+++ GIVEN MATERIAL
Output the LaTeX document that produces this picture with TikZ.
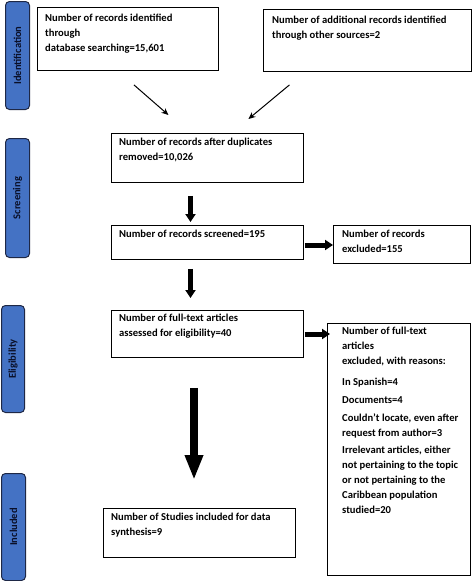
\documentclass[tikz,border=0pt]{standalone}
\usepackage{fontspec}
\setmainfont{Carlito}
\usetikzlibrary{arrows.meta}
\definecolor{barblue}{RGB}{68,114,196}
\definecolor{bardark}{RGB}{30,40,70}
\definecolor{bartext}{RGB}{10,15,40}
\tikzset{
  bar/.style={draw=bardark, fill=barblue, line width=1pt, rounded corners=4pt, anchor=north west, inner sep=0pt},
  bartxt/.style={rotate=90, text=bartext, font=\bfseries\fontsize{10.5}{12}\selectfont, inner sep=0pt},
  box/.style={draw=black, line width=0.9pt, anchor=north west, inner sep=0pt},
  txt/.style={anchor=north west, inner sep=0pt, align=left, font=\bfseries\fontsize{10.6}{15}\selectfont},
  thin/.style={-{Stealth[length=7pt,width=6pt]}, line width=1pt},
  thick/.style={-{Triangle[length=8pt,width=10pt]}, line width=5pt},
  big/.style={-{Triangle[length=25pt,width=17pt]}, line width=8pt}
}
\begin{document}
\begin{tikzpicture}[x=1pt,y=-1pt]
\useasboundingbox (0,0) rectangle (473,581);
% side bars
\node[bar, minimum width=24pt, minimum height=108pt] (s1) at (5,1) {};
\node[bartxt] (s1t) at (s1.center) {Identification};
\node[bar, minimum width=24pt, minimum height=119pt] (s2) at (5,138) {};
\node[bartxt] (s2t) at (s2.center) {Screening};
\node[bar, minimum width=23pt, minimum height=107pt] (s3) at (1,305) {};
\node[bartxt] (s3t) at (s3.center) {Eligibility};
\node[bar, minimum width=24pt, minimum height=107pt] (s4) at (1,473) {};
\node[bartxt] (s4t) at (s4.center) {Included};
% boxes
\node[box, minimum width=181pt, minimum height=63pt] (b1) at (37,7) {};
\node[txt] (t1) at ([shift={(8,7)}]b1.north west) {Number of records identified\\through\\database searching=15,601};
\node[box, minimum width=208pt, minimum height=62pt] (b2) at (263,9) {};
\node[txt] (t2) at ([shift={(9,7)}]b2.north west) {Number of additional records identified\\through other sources=2};
\node[box, minimum width=192pt, minimum height=49pt] (b3) at (111,133) {};
\node[txt] (t3) at ([shift={(8,5)}]b3.north west) {Number of records after duplicates\\removed=10,026};
\node[box, minimum width=192pt, minimum height=34pt] (b4) at (111,225) {};
\node[txt] (t4) at ([shift={(8,5)}]b4.north west) {Number of records screened=195};
\node[box, minimum width=137pt, minimum height=38pt] (b5) at (333,225) {};
\node[txt] (t5) at ([shift={(9,5)}]b5.north west) {Number of records\\excluded=155};
\node[box, minimum width=192pt, minimum height=47pt] (b6) at (111,310) {};
\node[txt] (t6) at ([shift={(8,4)}]b6.north west) {Number of full-text articles\\assessed for eligibility=40};
\node[box, minimum width=143pt, minimum height=252pt] (b7) at (327,323) {};
\node[txt] (t7) at ([shift={(15,4)}]b7.north west) {Number of full-text\\articles\\excluded, with reasons:\\[6pt]In Spanish=4\\[3pt]Documents=4\\[3pt]Couldn’t locate, even after\\request from author=3\\[2pt]Irrelevant articles, either\\not pertaining to the topic\\or not pertaining to the\\Caribbean population\\studied=20};
\node[box, minimum width=192pt, minimum height=49pt] (b8) at (103,508) {};
\node[txt] (t8) at ([shift={(8,5)}]b8.north west) {Number of Studies included for data\\synthesis=9};
% connectors
\coordinate (cx) at (190.5,0);
\coordinate (cbig) at (194,0);
\coordinate (cy1) at (0,245);
\coordinate (cy2) at (0,334);
\draw[thin] ([shift={(6,14)}]b1.south) -- ([shift={(-39,-18)}]b3.north);
\draw[thin] ([shift={(-78,13)}]b2.south) -- ([shift={(41,-14)}]b3.north);
\draw[thick, shorten <=13pt, shorten >=3pt] (b3.south -| cx) -- (b4.north -| cx);
\draw[thick, shorten <=9pt, shorten >=12pt] (b4.south -| cx) -- (b6.north -| cx);
\draw[thick, shorten <=1pt] (b4.east |- cy1) -- (b5.west |- cy1);
\draw[thick, shorten <=1pt, shorten >=-3pt] (b6.east |- cy2) -- (b7.west |- cy2);
\draw[big, shorten <=30pt, shorten >=28pt] (b6.south -| cbig) -- (b8.north -| cbig);
\end{tikzpicture}
\end{document}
++++++
- **WHAT IS ASKED**:
Go through the listing above and write it all out exactly, leaving out any picture.

- **ANSWER TO THIS TASK**:
Output the LaTeX document that produces this picture with TikZ.
\documentclass[tikz,border=0pt]{standalone}
\usepackage{fontspec}
\setmainfont{Carlito}
\usetikzlibrary{arrows.meta}
\definecolor{barblue}{RGB}{68,114,196}
\definecolor{bardark}{RGB}{30,40,70}
\definecolor{bartext}{RGB}{10,15,40}
\tikzset{
  bar/.style={draw=bardark, fill=barblue, line width=1pt, rounded corners=4pt, anchor=north west, inner sep=0pt},
  bartxt/.style={rotate=90, text=bartext, font=\bfseries\fontsize{10.5}{12}\selectfont, inner sep=0pt},
  box/.style={draw=black, line width=0.9pt, anchor=north west, inner sep=0pt},
  txt/.style={anchor=north west, inner sep=0pt, align=left, font=\bfseries\fontsize{10.6}{15}\selectfont},
  thin/.style={-{Stealth[length=7pt,width=6pt]}, line width=1pt},
  thick/.style={-{Triangle[length=8pt,width=10pt]}, line width=5pt},
  big/.style={-{Triangle[length=25pt,width=17pt]}, line width=8pt}
}
\begin{document}
\begin{tikzpicture}[x=1pt,y=-1pt]
\useasboundingbox (0,0) rectangle (473,581);
% side bars
\node[bar, minimum width=24pt, minimum height=108pt] (s1) at (5,1) {};
\node[bartxt] (s1t) at (s1.center) {Identification};
\node[bar, minimum width=24pt, minimum height=119pt] (s2) at (5,138) {};
\node[bartxt] (s2t) at (s2.center) {Screening};
\node[bar, minimum width=23pt, minimum height=107pt] (s3) at (1,305) {};
\node[bartxt] (s3t) at (s3.center) {Eligibility};
\node[bar, minimum width=24pt, minimum height=107pt] (s4) at (1,473) {};
\node[bartxt] (s4t) at (s4.center) {Included};
% boxes
\node[box, minimum width=181pt, minimum height=63pt] (b1) at (37,7) {};
\node[txt] (t1) at ([shift={(8,7)}]b1.north west) {Number of records identified\\through\\database searching=15,601};
\node[box, minimum width=208pt, minimum height=62pt] (b2) at (263,9) {};
\node[txt] (t2) at ([shift={(9,7)}]b2.north west) {Number of additional records identified\\through other sources=2};
\node[box, minimum width=192pt, minimum height=49pt] (b3) at (111,133) {};
\node[txt] (t3) at ([shift={(8,5)}]b3.north west) {Number of records after duplicates\\removed=10,026};
\node[box, minimum width=192pt, minimum height=34pt] (b4) at (111,225) {};
\node[txt] (t4) at ([shift={(8,5)}]b4.north west) {Number of records screened=195};
\node[box, minimum width=137pt, minimum height=38pt] (b5) at (333,225) {};
\node[txt] (t5) at ([shift={(9,5)}]b5.north west) {Number of records\\excluded=155};
\node[box, minimum width=192pt, minimum height=47pt] (b6) at (111,310) {};
\node[txt] (t6) at ([shift={(8,4)}]b6.north west) {Number of full-text articles\\assessed for eligibility=40};
\node[box, minimum width=143pt, minimum height=252pt] (b7) at (327,323) {};
\node[txt] (t7) at ([shift={(15,4)}]b7.north west) {Number of full-text\\articles\\excluded, with reasons:\\[6pt]In Spanish=4\\[3pt]Documents=4\\[3pt]Couldn’t locate, even after\\request from author=3\\[2pt]Irrelevant articles, either\\not pertaining to the topic\\or not pertaining to the\\Caribbean population\\studied=20};
\node[box, minimum width=192pt, minimum height=49pt] (b8) at (103,508) {};
\node[txt] (t8) at ([shift={(8,5)}]b8.north west) {Number of Studies included for data\\synthesis=9};
% connectors
\coordinate (cx) at (190.5,0);
\coordinate (cbig) at (194,0);
\coordinate (cy1) at (0,245);
\coordinate (cy2) at (0,334);
\draw[thin] ([shift={(6,14)}]b1.south) -- ([shift={(-39,-18)}]b3.north);
\draw[thin] ([shift={(-78,13)}]b2.south) -- ([shift={(41,-14)}]b3.north);
\draw[thick, shorten <=13pt, shorten >=3pt] (b3.south -| cx) -- (b4.north -| cx);
\draw[thick, shorten <=9pt, shorten >=12pt] (b4.south -| cx) -- (b6.north -| cx);
\draw[thick, shorten <=1pt] (b4.east |- cy1) -- (b5.west |- cy1);
\draw[thick, shorten <=1pt, shorten >=-3pt] (b6.east |- cy2) -- (b7.west |- cy2);
\draw[big, shorten <=30pt, shorten >=28pt] (b6.south -| cbig) -- (b8.north -| cbig);
\end{tikzpicture}
\end{document}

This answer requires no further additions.